The task:
Transcribe the listing that follows in full, omitting pictures.

Data segment:
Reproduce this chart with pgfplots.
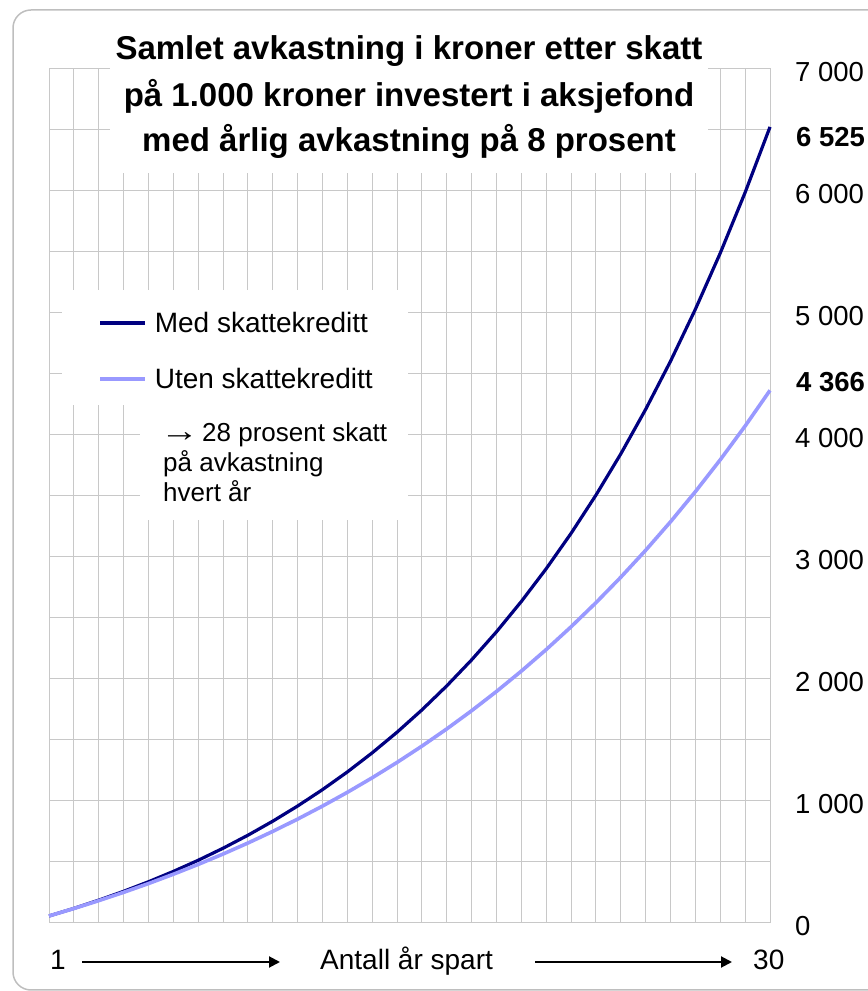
\documentclass[border=0pt]{standalone}
\usepackage{graphicx}
\usepackage{pgfplots}
\pgfplotsset{compat=1.18}
\usepackage{pgfplotstable}
\usepackage{fontspec}
\setmainfont{Liberation Sans}
\usetikzlibrary{arrows.meta}
\definecolor{navyline}{RGB}{0,0,128}
\definecolor{lightline}{RGB}{153,153,255}
\definecolor{gridgray}{RGB}{200,200,200}
\definecolor{framegray}{RGB}{190,190,190}

\pgfplotstableread{
x med uten
1 57.6 57.6
2 119.6 118.5
3 187.0 182.9
4 259.6 251.1
5 337.9 323.1
6 422.6 399.4
7 514.0 480.0
8 612.7 565.2
9 719.3 655.4
10 834.4 750.7
11 958.8 851.6
12 1093.1 958.2
13 1238.1 1071.0
14 1394.8 1190.3
15 1564.0 1316.4
16 1746.7 1449.9
17 1944.0 1591.0
18 2157.1 1740.2
19 2387.3 1898.1
20 2635.9 2065.0
21 2904.4 2241.5
22 3194.3 2428.2
23 3507.5 2625.7
24 3845.7 2834.6
25 4210.9 3055.4
26 4605.4 3289.0
27 5031.4 3536.1
28 5491.5 3797.3
29 5988.4 4073.7
30 6525.1 4365.9
}\datatable

\newcommand{\fs}[1]{\fontsize{#1bp}{#1bp}\selectfont}

\begin{document}
\begin{tikzpicture}[x=1bp,y=1bp]
\useasboundingbox (0,0) rectangle (868,991);
\begin{axis}[
  at={(49bp,68bp)}, anchor=south west,
  scale only axis, width=721bp, height=854bp,
  xmin=1, xmax=30, ymin=0, ymax=7000,
  xtick={1,...,30}, xticklabels={},
  ytick={0,1000,...,7000},
  yticklabels={0,1 000,2 000,3 000,4 000,5 000,6 000,7 000},
  minor y tick num=1,
  grid=both,
  major grid style={gridgray, line width=1bp},
  minor grid style={gridgray, line width=1bp},
  axis line style={gridgray, line width=1bp},
  major tick length=0pt, minor tick length=0pt,
  yticklabel pos=right,
  yticklabel style={anchor=west, inner sep=0pt, xshift=25bp, yshift=-3bp, font=\fs{27.5}},
  clip=false,
  legend cell align=left,
  legend image code/.code={\draw[#1] (0bp,0bp) -- (45bp,0bp);},
  legend style={at={(0.068,0.7155)}, anchor=north west, draw=none, fill=none,
    inner sep=0pt, font=\fs{28}, row sep=34bp, column sep=8bp,
    nodes={inner sep=0pt}},
]
% white boxes over the grid (title, legend, note)
\fill[white] (axis cs:3.454,6147.5) rectangle (axis cs:27.506,7434);
\fill[white] (axis cs:1.523,4245.9) rectangle (axis cs:15.44,5188.5);
\fill[white] (axis cs:4.66,3303.3) rectangle (axis cs:15.44,4245.9);
\addplot[navyline, line width=3.2bp] table[x=x, y=med] {\datatable};
\addlegendentry{Med skattekreditt}
\addplot[lightline, line width=3.6bp] table[x=x, y=uten] {\datatable};
\addlegendentry{Uten skattekreditt}
\end{axis}
% title
\node[anchor=base, font=\fs{33}\bfseries, inner sep=0pt] at (409,931) {Samlet avkastning i kroner etter skatt};
\node[anchor=base, font=\fs{33}\bfseries, inner sep=0pt] at (409,884) {på 1.000 kroner investert i aksjefond};
\node[anchor=base, font=\fs{33}\bfseries, inner sep=0pt] at (409,839) {med årlig avkastning på 8 prosent};
% annotation
\node[anchor=base west, font=\fs{26}, inner sep=0pt] at (160,549) {\scalebox{1.5}[1.2]{→}\hspace{3bp}28 prosent skatt};
\node[anchor=base west, font=\fs{26}, inner sep=0pt] at (163,519) {på avkastning};
\node[anchor=base west, font=\fs{26}, inner sep=0pt] at (163,489) {hvert år};
% end value labels
\node[anchor=west, font=\fs{27.5}\bfseries, inner sep=0pt] at (796,854) {6 525};
\node[anchor=west, font=\fs{27.5}\bfseries, inner sep=0pt] at (796,609) {4 366};
% x axis row
\node[anchor=base west, font=\fs{28}, inner sep=0pt] at (50,21) {1};
\draw[line width=2bp, -{Triangle[length=11bp, width=11bp]}] (82,29) -- (280,29);
\node[anchor=base west, font=\fs{28}, inner sep=0pt] at (320,21) {Antall år spart};
\draw[line width=2bp, -{Triangle[length=11bp, width=11bp]}] (535,29) -- (732,29);
\node[anchor=base west, font=\fs{28}, inner sep=0pt] at (753,21) {30};
% frame
\draw[framegray, line width=1.5bp, rounded corners=18bp] (13,1) rectangle (900,981);
\end{tikzpicture}
\end{document}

Reply to the exercise:
Reproduce this chart with pgfplots.
\documentclass[border=0pt]{standalone}
\usepackage{graphicx}
\usepackage{pgfplots}
\pgfplotsset{compat=1.18}
\usepackage{pgfplotstable}
\usepackage{fontspec}
\setmainfont{Liberation Sans}
\usetikzlibrary{arrows.meta}
\definecolor{navyline}{RGB}{0,0,128}
\definecolor{lightline}{RGB}{153,153,255}
\definecolor{gridgray}{RGB}{200,200,200}
\definecolor{framegray}{RGB}{190,190,190}

\pgfplotstableread{
x med uten
1 57.6 57.6
2 119.6 118.5
3 187.0 182.9
4 259.6 251.1
5 337.9 323.1
6 422.6 399.4
7 514.0 480.0
8 612.7 565.2
9 719.3 655.4
10 834.4 750.7
11 958.8 851.6
12 1093.1 958.2
13 1238.1 1071.0
14 1394.8 1190.3
15 1564.0 1316.4
16 1746.7 1449.9
17 1944.0 1591.0
18 2157.1 1740.2
19 2387.3 1898.1
20 2635.9 2065.0
21 2904.4 2241.5
22 3194.3 2428.2
23 3507.5 2625.7
24 3845.7 2834.6
25 4210.9 3055.4
26 4605.4 3289.0
27 5031.4 3536.1
28 5491.5 3797.3
29 5988.4 4073.7
30 6525.1 4365.9
}\datatable

\newcommand{\fs}[1]{\fontsize{#1bp}{#1bp}\selectfont}

\begin{document}
\begin{tikzpicture}[x=1bp,y=1bp]
\useasboundingbox (0,0) rectangle (868,991);
\begin{axis}[
  at={(49bp,68bp)}, anchor=south west,
  scale only axis, width=721bp, height=854bp,
  xmin=1, xmax=30, ymin=0, ymax=7000,
  xtick={1,...,30}, xticklabels={},
  ytick={0,1000,...,7000},
  yticklabels={0,1 000,2 000,3 000,4 000,5 000,6 000,7 000},
  minor y tick num=1,
  grid=both,
  major grid style={gridgray, line width=1bp},
  minor grid style={gridgray, line width=1bp},
  axis line style={gridgray, line width=1bp},
  major tick length=0pt, minor tick length=0pt,
  yticklabel pos=right,
  yticklabel style={anchor=west, inner sep=0pt, xshift=25bp, yshift=-3bp, font=\fs{27.5}},
  clip=false,
  legend cell align=left,
  legend image code/.code={\draw[#1] (0bp,0bp) -- (45bp,0bp);},
  legend style={at={(0.068,0.7155)}, anchor=north west, draw=none, fill=none,
    inner sep=0pt, font=\fs{28}, row sep=34bp, column sep=8bp,
    nodes={inner sep=0pt}},
]
% white boxes over the grid (title, legend, note)
\fill[white] (axis cs:3.454,6147.5) rectangle (axis cs:27.506,7434);
\fill[white] (axis cs:1.523,4245.9) rectangle (axis cs:15.44,5188.5);
\fill[white] (axis cs:4.66,3303.3) rectangle (axis cs:15.44,4245.9);
\addplot[navyline, line width=3.2bp] table[x=x, y=med] {\datatable};
\addlegendentry{Med skattekreditt}
\addplot[lightline, line width=3.6bp] table[x=x, y=uten] {\datatable};
\addlegendentry{Uten skattekreditt}
\end{axis}
% title
\node[anchor=base, font=\fs{33}\bfseries, inner sep=0pt] at (409,931) {Samlet avkastning i kroner etter skatt};
\node[anchor=base, font=\fs{33}\bfseries, inner sep=0pt] at (409,884) {på 1.000 kroner investert i aksjefond};
\node[anchor=base, font=\fs{33}\bfseries, inner sep=0pt] at (409,839) {med årlig avkastning på 8 prosent};
% annotation
\node[anchor=base west, font=\fs{26}, inner sep=0pt] at (160,549) {\scalebox{1.5}[1.2]{→}\hspace{3bp}28 prosent skatt};
\node[anchor=base west, font=\fs{26}, inner sep=0pt] at (163,519) {på avkastning};
\node[anchor=base west, font=\fs{26}, inner sep=0pt] at (163,489) {hvert år};
% end value labels
\node[anchor=west, font=\fs{27.5}\bfseries, inner sep=0pt] at (796,854) {6 525};
\node[anchor=west, font=\fs{27.5}\bfseries, inner sep=0pt] at (796,609) {4 366};
% x axis row
\node[anchor=base west, font=\fs{28}, inner sep=0pt] at (50,21) {1};
\draw[line width=2bp, -{Triangle[length=11bp, width=11bp]}] (82,29) -- (280,29);
\node[anchor=base west, font=\fs{28}, inner sep=0pt] at (320,21) {Antall år spart};
\draw[line width=2bp, -{Triangle[length=11bp, width=11bp]}] (535,29) -- (732,29);
\node[anchor=base west, font=\fs{28}, inner sep=0pt] at (753,21) {30};
% frame
\draw[framegray, line width=1.5bp, rounded corners=18bp] (13,1) rectangle (900,981);
\end{tikzpicture}
\end{document}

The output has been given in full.